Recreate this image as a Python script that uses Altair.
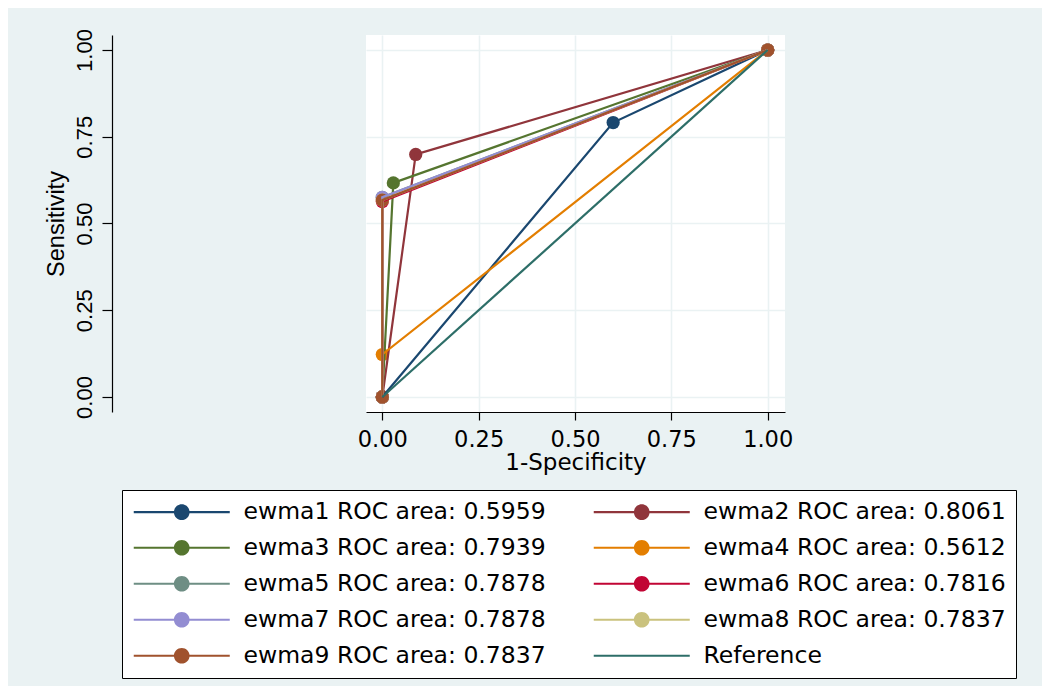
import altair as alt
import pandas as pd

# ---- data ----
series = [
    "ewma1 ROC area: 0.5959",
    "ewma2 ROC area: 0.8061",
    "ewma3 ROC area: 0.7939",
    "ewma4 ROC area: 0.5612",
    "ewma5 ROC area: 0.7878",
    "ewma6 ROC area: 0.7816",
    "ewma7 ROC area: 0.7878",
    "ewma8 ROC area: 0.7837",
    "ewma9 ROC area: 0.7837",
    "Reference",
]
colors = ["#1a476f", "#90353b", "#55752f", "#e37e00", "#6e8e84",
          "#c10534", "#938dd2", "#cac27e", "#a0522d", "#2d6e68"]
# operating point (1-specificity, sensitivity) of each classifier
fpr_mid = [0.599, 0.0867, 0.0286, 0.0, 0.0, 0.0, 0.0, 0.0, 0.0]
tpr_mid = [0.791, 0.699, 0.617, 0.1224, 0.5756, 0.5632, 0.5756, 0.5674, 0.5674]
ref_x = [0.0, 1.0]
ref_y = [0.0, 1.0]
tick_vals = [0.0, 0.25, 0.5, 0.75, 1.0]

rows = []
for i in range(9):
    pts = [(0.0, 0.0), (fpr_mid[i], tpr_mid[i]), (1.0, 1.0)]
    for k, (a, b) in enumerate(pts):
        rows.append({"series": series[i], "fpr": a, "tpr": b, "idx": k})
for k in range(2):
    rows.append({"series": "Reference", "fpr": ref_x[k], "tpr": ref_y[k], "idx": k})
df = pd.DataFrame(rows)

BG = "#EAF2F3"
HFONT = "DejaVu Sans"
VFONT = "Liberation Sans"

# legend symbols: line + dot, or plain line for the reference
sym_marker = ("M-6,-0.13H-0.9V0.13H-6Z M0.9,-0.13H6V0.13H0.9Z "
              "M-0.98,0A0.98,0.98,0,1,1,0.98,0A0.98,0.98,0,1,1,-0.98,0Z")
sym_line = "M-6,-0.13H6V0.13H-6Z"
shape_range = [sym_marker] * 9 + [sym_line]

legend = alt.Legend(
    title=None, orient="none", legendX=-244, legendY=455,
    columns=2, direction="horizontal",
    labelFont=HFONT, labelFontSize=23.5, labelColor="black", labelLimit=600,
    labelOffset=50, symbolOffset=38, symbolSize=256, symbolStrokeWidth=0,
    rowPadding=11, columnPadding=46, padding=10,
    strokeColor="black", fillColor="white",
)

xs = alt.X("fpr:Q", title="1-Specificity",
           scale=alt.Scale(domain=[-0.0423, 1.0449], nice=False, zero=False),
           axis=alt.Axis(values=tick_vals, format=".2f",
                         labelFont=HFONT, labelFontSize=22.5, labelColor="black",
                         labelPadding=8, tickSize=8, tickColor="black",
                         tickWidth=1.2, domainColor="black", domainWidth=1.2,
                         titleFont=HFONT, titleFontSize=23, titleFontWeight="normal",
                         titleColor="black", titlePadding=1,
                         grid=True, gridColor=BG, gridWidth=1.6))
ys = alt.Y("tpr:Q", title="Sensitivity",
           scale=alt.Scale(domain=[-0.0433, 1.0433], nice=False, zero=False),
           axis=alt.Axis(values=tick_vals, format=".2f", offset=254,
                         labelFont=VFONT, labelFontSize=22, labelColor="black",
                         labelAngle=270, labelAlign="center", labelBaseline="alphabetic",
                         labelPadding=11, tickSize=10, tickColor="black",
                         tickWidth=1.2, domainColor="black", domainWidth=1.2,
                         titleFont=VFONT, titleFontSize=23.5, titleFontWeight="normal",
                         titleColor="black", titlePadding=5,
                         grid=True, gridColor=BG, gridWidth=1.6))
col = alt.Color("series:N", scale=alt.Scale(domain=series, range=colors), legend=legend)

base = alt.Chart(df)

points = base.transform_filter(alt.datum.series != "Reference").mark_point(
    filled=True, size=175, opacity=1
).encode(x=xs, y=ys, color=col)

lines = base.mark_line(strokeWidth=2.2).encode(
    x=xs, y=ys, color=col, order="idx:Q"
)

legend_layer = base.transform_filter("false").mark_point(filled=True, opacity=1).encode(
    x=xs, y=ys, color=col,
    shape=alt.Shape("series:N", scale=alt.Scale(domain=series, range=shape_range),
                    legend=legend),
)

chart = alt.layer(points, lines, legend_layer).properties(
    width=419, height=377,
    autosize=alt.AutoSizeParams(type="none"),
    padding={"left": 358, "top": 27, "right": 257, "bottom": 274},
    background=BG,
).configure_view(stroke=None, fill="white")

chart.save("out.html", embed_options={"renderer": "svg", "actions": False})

^^^^

Exactly as written, please give again the lines from the beginning of the listing through the line containing "import pandas as pd", inclusive, without any pictures.

**Answer:**
Recreate this image as a Python script that uses Altair.
import altair as alt
import pandas as pd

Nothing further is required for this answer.